• PROBLEM TO WORK ON
Your copy should hold exactly the lines from the one containing "Write a Python" to the one containing "grey = '#555555'", inclusive, with no pictures.
▼▼▼
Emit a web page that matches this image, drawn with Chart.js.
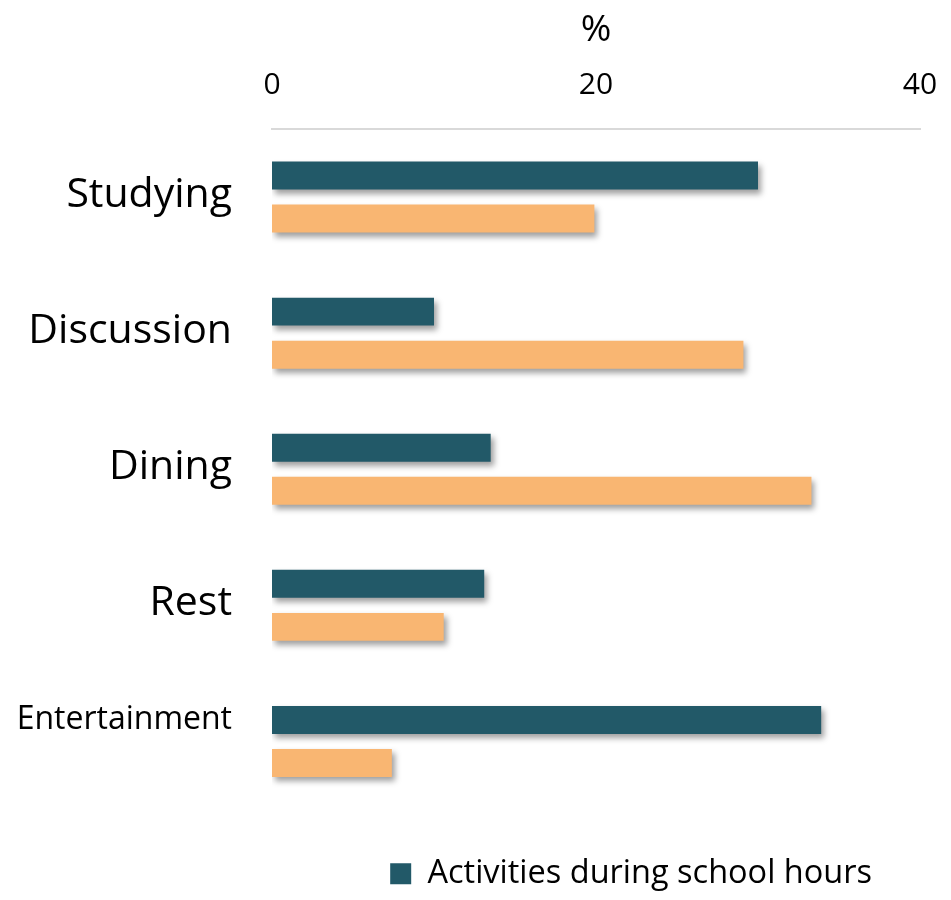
<!DOCTYPE html>
<html>
<head>
<meta charset="utf-8">
<script src="https://cdn.jsdelivr.net/npm/chart.js@4.4.1/dist/chart.umd.min.js"></script>
<style>
  html, body { margin: 0; padding: 0; background: #ffffff; }
  #wrap { width: 951px; height: 900px; }
</style>
</head>
<body>
<div id="wrap"><canvas id="c" width="951" height="900"></canvas></div>
<script>
const categories = ['Studying', 'Discussion', 'Dining', 'Rest', 'Entertainment'];
const duringSchool = [30.0, 10.0, 13.5, 13.1, 33.9];
const afterSchool = [19.9, 29.1, 33.3, 10.6, 7.4];
const seriesNames = ['Activities during school hours', 'Activities after school hours'];
const xTicks = [0, 20, 40];
const axisTitle = '%';

const shadowPlugin = {
  id: 'barShadow',
  beforeDatasetsDraw(chart) {
    const ctx = chart.ctx;
    ctx.save();
    ctx.shadowColor = 'rgba(0,0,0,0.38)';
    ctx.shadowBlur = 6;
    ctx.shadowOffsetX = 3;
    ctx.shadowOffsetY = 4;
  },
  afterDatasetsDraw(chart) {
    chart.ctx.restore();
  }
};

new Chart(document.getElementById('c'), {
  type: 'bar',
  data: {
    labels: categories,
    datasets: [
      { label: seriesNames[0], data: duringSchool, backgroundColor: '#225968',
        categoryPercentage: 0.632, barPercentage: 0.65 },
      { label: seriesNames[1], data: afterSchool, backgroundColor: '#f9b672',
        categoryPercentage: 0.632, barPercentage: 0.65 }
    ]
  },
  options: {
    indexAxis: 'y',
    responsive: false,
    animation: false,
    devicePixelRatio: 1,
    layout: { padding: { left: 0, right: 31, top: 0, bottom: 0 } },
    plugins: {
      tooltip: { enabled: false },
      legend: {
        position: 'bottom',
        align: 'end',
        labels: {
          filter: (item) => item.datasetIndex === 0,
          boxWidth: 21,
          boxHeight: 21,
          padding: 48,
          color: '#000000',
          font: { family: 'Open Sans', size: 32.5 }
        }
      }
    },
    scales: {
      x: {
        position: 'top',
        min: 0,
        max: 40,
        afterBuildTicks: (scale) => { scale.ticks = xTicks.map(v => ({ value: v })); },
        afterFit: (scale) => { scale.height = 129; scale.paddingLeft = 0; scale.paddingRight = 0; },
        grid: { display: false, drawTicks: false },
        border: { display: true, color: '#d9d9d9', width: 2 },
        ticks: {
          color: '#000000',
          padding: 26,
          font: { family: 'Open Sans', size: 30 }
        },
        title: {
          display: true,
          text: axisTitle,
          color: '#000000',
          padding: { top: 8, bottom: 0 },
          font: { family: 'Open Sans', size: 37 }
        }
      },
      y: {
        afterFit: (scale) => { scale.width = 272; },
        grid: { display: false, drawTicks: false },
        border: { display: false },
        ticks: {
          color: '#000000',
          padding: 40,
          labelOffset: -2,
          callback: function (value, index) {
            const lbl = this.getLabelForValue(value);
            return index === categories.length - 1 ? [lbl, ''] : lbl;
          },
          font: (ctx) => ({ family: 'Open Sans', size: ctx.index === categories.length - 1 ? 32 : 41 })
        }
      }
    }
  },
  plugins: [shadowPlugin]
});
</script>
</body>
</html>
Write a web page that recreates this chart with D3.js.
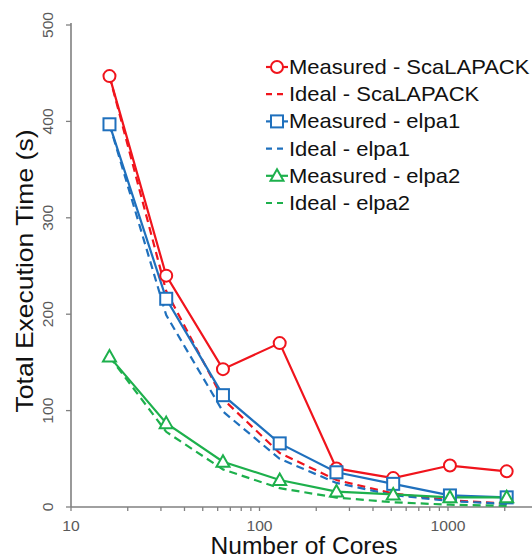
<!DOCTYPE html>
<html>
<head>
<meta charset="utf-8">
<script src="https://cdn.jsdelivr.net/npm/d3@7"></script>
<style>
  html, body { margin: 0; padding: 0; background: #fff; }
  svg { display: block; font-family: "Liberation Sans", Arial, sans-serif; }
</style>
</head>
<body>
<svg id="chart" width="532" height="560"></svg>
<script>
// Core counts on the x axis
const cores = [16, 32, 64, 128, 256, 512, 1024, 2048];

// Total execution time (s) per configuration
const measuredScalapack = [447, 240, 143, 170, 40, 30, 43, 37];
const idealScalapack    = [447, 224, 112, 56, 28, 14, 7, 3.5];
const measuredElpa1     = [397, 216, 116, 66, 36, 24, 12, 10];
const idealElpa1        = [397, 199, 99, 50, 25, 12.4, 6.2, 3.1];
const measuredElpa2     = [156, 87, 47, 28, 16, 13, 10, 10];
const idealElpa2        = [156, 78, 39, 19.5, 9.8, 4.9, 2.4, 1.2];

const yTicks = [0, 100, 200, 300, 400, 500];
const xTicks = [10, 100, 1000];

const seriesNames = [
  "Measured - ScaLAPACK", "Ideal - ScaLAPACK",
  "Measured - elpa1", "Ideal - elpa1",
  "Measured - elpa2", "Ideal - elpa2"
];

const RED = "#f0141c", BLUE = "#1f70bd", GREEN = "#1db04c";

const series = [
  { name: seriesNames[0], values: measuredScalapack, color: RED,   dashed: false, marker: "circle" },
  { name: seriesNames[1], values: idealScalapack,    color: RED,   dashed: true },
  { name: seriesNames[2], values: measuredElpa1,     color: BLUE,  dashed: false, marker: "square" },
  { name: seriesNames[3], values: idealElpa1,        color: BLUE,  dashed: true },
  { name: seriesNames[4], values: measuredElpa2,     color: GREEN, dashed: false, marker: "triangle" },
  { name: seriesNames[5], values: idealElpa2,        color: GREEN, dashed: true }
];

const svg = d3.select("#chart");
const x0 = 71, yBottom = 507, yTop = 25;
const decade = 188.5;

const x = d3.scaleLog().domain([10, 1000]).range([x0, x0 + 2 * decade]);
const y = d3.scaleLinear().domain([0, 500]).range([yBottom, yTop]);
const axisColor = "#808080";

// X axis with log minor ticks, running off the right edge
const gx = svg.append("g").attr("transform", `translate(0,${yBottom})`);
const minor = [];
for (let d = 10; d < 10000; d *= 10) for (let k = 1; k < 10; k++) minor.push(d * k);
gx.append("line").attr("x1", x0).attr("x2", 532).attr("stroke", axisColor).attr("stroke-width", 1.6);
gx.selectAll("line.tick").data(minor.filter(v => x(v) <= 532)).join("line")
  .attr("class", "tick")
  .attr("x1", d => x(d)).attr("x2", d => x(d))
  .attr("y1", 0).attr("y2", 4)
  .attr("stroke", axisColor).attr("stroke-width", 1.3);
gx.selectAll("text").data(xTicks).join("text")
  .attr("transform", d => `translate(${x(d)},24) scale(1.08,1)`)
  .attr("text-anchor", "middle")
  .attr("fill", "#595959")
  .attr("font-size", 14.5)
  .text(d => d);

// Y axis with rotated tick labels
const gy = svg.append("g");
gy.append("line").attr("x1", x0).attr("x2", x0).attr("y1", yTop - 2).attr("y2", yBottom)
  .attr("stroke", axisColor).attr("stroke-width", 1.6);
gy.selectAll("line.tick").data(yTicks).join("line")
  .attr("class", "tick")
  .attr("x1", x0 - 5).attr("x2", x0)
  .attr("y1", d => y(d)).attr("y2", d => y(d))
  .attr("stroke", axisColor).attr("stroke-width", 1.3);
gy.selectAll("text").data(yTicks).join("text")
  .attr("transform", d => `translate(53,${y(d)}) rotate(-90) scale(1.08,1)`)
  .attr("text-anchor", "middle")
  .attr("fill", "#595959")
  .attr("font-size", 14.5)
  .text(d => d);

// Axis titles
svg.append("text")
  .attr("transform", "translate(33,271) rotate(-90)")
  .attr("text-anchor", "middle")
  .attr("font-size", 24)
  .attr("fill", "#111")
  .attr("textLength", 283)
  .attr("lengthAdjust", "spacingAndGlyphs")
  .text("Total Execution Time (s)");
svg.append("text")
  .attr("x", 304).attr("y", 554)
  .attr("text-anchor", "middle")
  .attr("font-size", 23)
  .attr("fill", "#111")
  .attr("textLength", 187)
  .attr("lengthAdjust", "spacingAndGlyphs")
  .text("Number of Cores");

// Lines
const line = d3.line().x((d, i) => x(cores[i])).y(d => y(d));
const gLines = svg.append("g");
series.forEach(s => {
  gLines.append("path")
    .attr("d", line(s.values))
    .attr("fill", "none")
    .attr("stroke", s.color)
    .attr("stroke-width", 2.2)
    .attr("stroke-dasharray", s.dashed ? "8,5" : null);
});

// Markers
function drawMarker(g, type, cx, cy, color) {
  if (type === "circle") {
    g.append("circle").attr("cx", cx).attr("cy", cy).attr("r", 6)
      .attr("fill", "#fff").attr("stroke", color).attr("stroke-width", 2);
  } else if (type === "square") {
    g.append("rect").attr("x", cx - 6).attr("y", cy - 6).attr("width", 12).attr("height", 12)
      .attr("fill", "#fff").attr("stroke", color).attr("stroke-width", 2);
  } else if (type === "triangle") {
    g.append("path")
      .attr("d", `M${cx},${cy - 6.5}L${cx + 6.5},${cy + 5}L${cx - 6.5},${cy + 5}Z`)
      .attr("fill", "#fff").attr("stroke", color).attr("stroke-width", 2);
  }
}
const gMarks = svg.append("g");
series.filter(s => s.marker).forEach(s => {
  s.values.forEach((v, i) => drawMarker(gMarks, s.marker, x(cores[i]), y(v), s.color));
});

// Legend
const legend = svg.append("g").attr("transform", "translate(266,67)");
series.forEach((s, i) => {
  const row = legend.append("g").attr("transform", `translate(0,${i * 27.2})`);
  row.append("line").attr("x1", 0).attr("x2", 22).attr("y1", 0).attr("y2", 0)
    .attr("stroke", s.color).attr("stroke-width", 2.2)
    .attr("stroke-dasharray", s.dashed ? "6,5" : null);
  if (s.marker) drawMarker(row, s.marker, 11, 0, s.color);
  row.append("text")
    .attr("transform", "translate(23,7) scale(1.1,1)")
    .attr("font-size", 20).attr("fill", "#111")
    .text(s.name);
});
</script>
</body>
</html>
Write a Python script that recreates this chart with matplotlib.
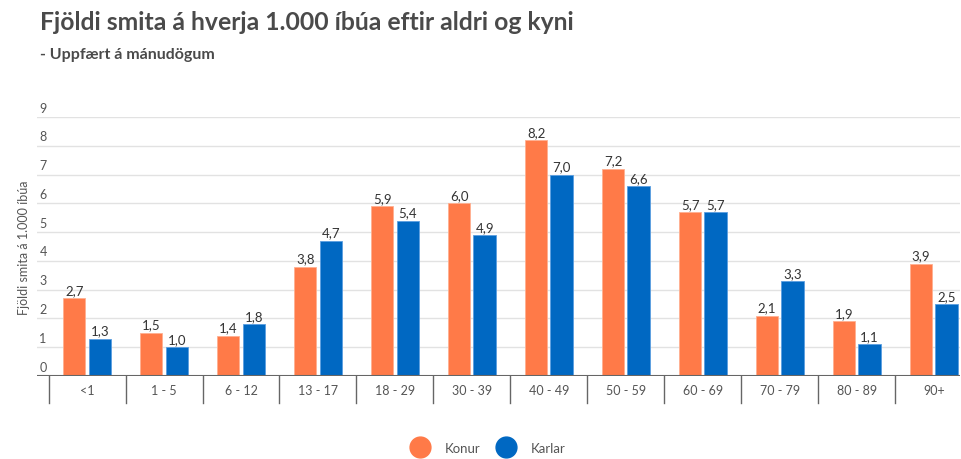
import numpy as np
import matplotlib.pyplot as plt
from matplotlib.lines import Line2D

plt.rcParams['font.family'] = ['Lato', 'DejaVu Sans']

# Data
categories = ['<1', '1 - 5', '6 - 12', '13 - 17', '18 - 29', '30 - 39',
              '40 - 49', '50 - 59', '60 - 69', '70 - 79', '80 - 89', '90+']
konur = [2.7, 1.5, 1.4, 3.8, 5.9, 6.0, 8.2, 7.2, 5.7, 2.1, 1.9, 3.9]
karlar = [1.3, 1.0, 1.8, 4.7, 5.4, 4.9, 7.0, 6.6, 5.7, 3.3, 1.1, 2.5]

c_konur = '#ff7a48'
c_karlar = '#0068c2'
grey = '#555555'

fig = plt.figure(figsize=(9.61, 4.6), dpi=100)
ax = fig.add_axes([37 / 961, 83 / 460, 923 / 961, (377 - 118) / 460])

x = np.arange(len(categories))
w = 0.29
b1 = ax.bar(x - 0.165, konur, w, color=c_konur, edgecolor='#ffb090', linewidth=0.6, zorder=3)
b2 = ax.bar(x + 0.165, karlar, w, color=c_karlar, edgecolor='#5a9ee0', linewidth=0.6, zorder=3)

for bars, vals in ((b1, konur), (b2, karlar)):
    for r, v in zip(bars, vals):
        ax.text(r.get_x() + r.get_width() / 2, v + 0.08, f'{v:.1f}'.replace('.', ','),
                ha='center', va='bottom', fontsize=9.5, color='#333333')

ax.set_xlim(-0.65, 11.34)
ax.set_ylim(0, 9)
ax.set_yticks(range(10))
ax.set_yticklabels([])
for v in range(10):
    ax.axhline(v, color='#e2e2e2', lw=1, zorder=1)
    ax.text(-0.62, v + 0.12, str(v), ha='left', va='bottom', fontsize=9, color=grey)
ax.tick_params(left=False, bottom=False, labelbottom=False)
for s in ax.spines.values():
    s.set_visible(False)
ax.axhline(0, color='#666666', lw=1.5, zorder=4)

# category separators below axis and labels
for b in np.arange(-0.5, len(categories) - 0.5, 1.0):
    ax.plot([b, b], [0, -0.95], color='#666666', lw=1, clip_on=False)
for i, c in enumerate(categories):
    ax.text(i, -0.5, c, ha='center', va='center', fontsize=9, color=grey)

ax.set_ylabel('Fjöldi smita á 1.000 íbúa', fontsize=9, color=grey, labelpad=-2)

fig.text(40 / 961, 1 - 22 / 460, 'Fjöldi smita á hverja 1.000 íbúa eftir aldri og kyni',
         fontsize=17.8, fontweight='bold', color='#4a4a4a', va='center')
fig.text(40 / 961, 1 - 55 / 460, '- Uppfært á mánudögum',
         fontsize=11.5, fontweight='bold', color='#4a4a4a', va='center')

handles = [Line2D([], [], marker='o', ls='', ms=15, color=c_konur),
           Line2D([], [], marker='o', ls='', ms=15, color=c_karlar)]
fig.legend(handles, ['Konur', 'Karlar'], loc='center', bbox_to_anchor=(486 / 961, 1 - 449 / 460),
           ncol=2, frameon=False, fontsize=9.5, labelcolor=grey, handletextpad=0.9,
           columnspacing=0.9)

fig.savefig('out.png', dpi=100)
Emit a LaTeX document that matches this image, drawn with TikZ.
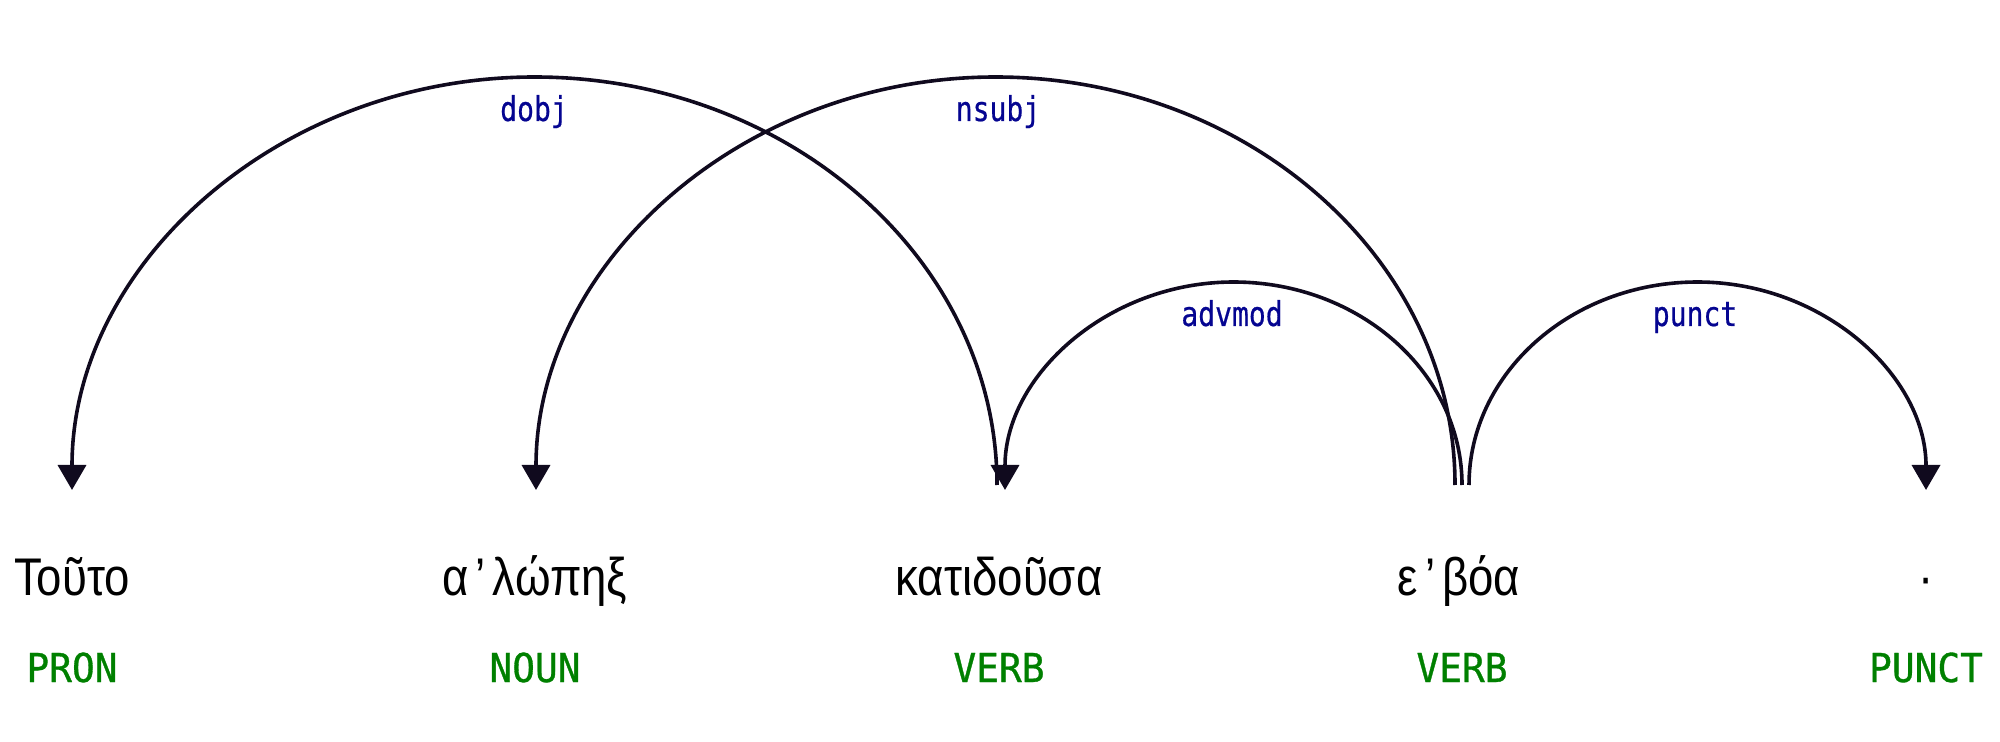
\documentclass[tikz,border=0pt]{standalone}
\usepackage{fontspec}
\usetikzlibrary{arrows.meta}
\newfontfamily\wordfont[FakeStretch=0.86]{Liberation Sans}
\newfontfamily\posfont[FakeStretch=0.95,FakeBold=0.8]{DejaVu Sans Mono}
\newfontfamily\lblfont[FakeStretch=0.82,FakeBold=0.5]{DejaVu Sans Mono}
\definecolor{posgreen}{RGB}{0,128,0}
\definecolor{lblblue}{RGB}{5,5,145}
\definecolor{arcink}{RGB}{16,10,30}
\newcommand{\apos}{\hspace{0.13em}’\hspace{0.13em}}
\tikzset{
  word/.style={anchor=base, inner sep=0pt, font=\wordfont\fontsize{26.5pt}{30pt}\selectfont},
  postag/.style={anchor=base, inner sep=0pt, text=posgreen, font=\posfont\fontsize{19.9pt}{22pt}\selectfont},
  deplabel/.style={anchor=base, inner sep=0pt, text=lblblue, font=\lblfont\fontsize{17.1pt}{20pt}\selectfont},
  deparc/.style={draw=arcink, line width=1.8pt, -{Triangle[width=14pt,length=12.5pt]}},
}
\begin{document}
\begin{tikzpicture}[x=0.5pt,y=-0.5pt]
\useasboundingbox (0,0) rectangle (2000,742);
% words
\node[word] (w1) at (72,595) {Τοῦτο};
\node[word] (w2) at (535,595) {α\apos λώπηξ};
\node[word] (w3) at (999,595) {κατιδοῦσα};
\node[word] (w4) at (1459,595) {ε\apos βόα};
\node[word] (w5) at (1926,595) {·};
% POS tags
\node[postag] (p1) at (72,682) {PRON};
\node[postag] (p2) at (535,682) {NOUN};
\node[postag] (p3) at (999,682) {VERB};
\node[postag] (p4) at (1462,682) {VERB};
\node[postag] (p5) at (1926,682) {PUNCT};
% arc end points
\coordinate (dobjS) at (997,485);
\coordinate (dobjE) at (72,490);
\coordinate (dobjT) at (534.5,77);
\coordinate (nsubjS) at (1455,485);
\coordinate (nsubjE) at (536,490);
\coordinate (nsubjT) at (995.5,77);
\coordinate (advS) at (1462,485);
\coordinate (advE) at (1005,490);
\coordinate (advT) at (1233.5,282);
\coordinate (punS) at (1469,485);
\coordinate (punE) at (1926,490);
\coordinate (punT) at (1697.5,282);
% arcs
\draw[deparc] (dobjS) .. controls +(0,-225) and +(254,0) .. (dobjT)
  .. controls +(-254,0) and +(0,-227) .. (dobjE);
\draw[deparc] (nsubjS) .. controls +(0,-225) and +(253,0) .. (nsubjT)
  .. controls +(-253,0) and +(0,-227) .. (nsubjE);
\draw[deparc] (advS) .. controls +(0,-112) and +(126,0) .. (advT)
  .. controls +(-126,0) and +(0,-114) .. (advE);
\draw[deparc] (punS) .. controls +(0,-112) and +(-126,0) .. (punT)
  .. controls +(126,0) and +(0,-114) .. (punE);
% labels
\node[deplabel] (l1) at (534,121) {dobj};
\node[deplabel] (l2) at (998,121) {nsubj};
\node[deplabel] (l3) at (1232,326) {advmod};
\node[deplabel] (l4) at (1695,326) {punct};
\end{tikzpicture}
\end{document}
▲▲▲
• PROBLEM SOLUTION
Write a Python script that recreates this chart with matplotlib.
import numpy as np
import matplotlib.pyplot as plt
from matplotlib.lines import Line2D

plt.rcParams['font.family'] = ['Lato', 'DejaVu Sans']

# Data
categories = ['<1', '1 - 5', '6 - 12', '13 - 17', '18 - 29', '30 - 39',
              '40 - 49', '50 - 59', '60 - 69', '70 - 79', '80 - 89', '90+']
konur = [2.7, 1.5, 1.4, 3.8, 5.9, 6.0, 8.2, 7.2, 5.7, 2.1, 1.9, 3.9]
karlar = [1.3, 1.0, 1.8, 4.7, 5.4, 4.9, 7.0, 6.6, 5.7, 3.3, 1.1, 2.5]

c_konur = '#ff7a48'
c_karlar = '#0068c2'
grey = '#555555'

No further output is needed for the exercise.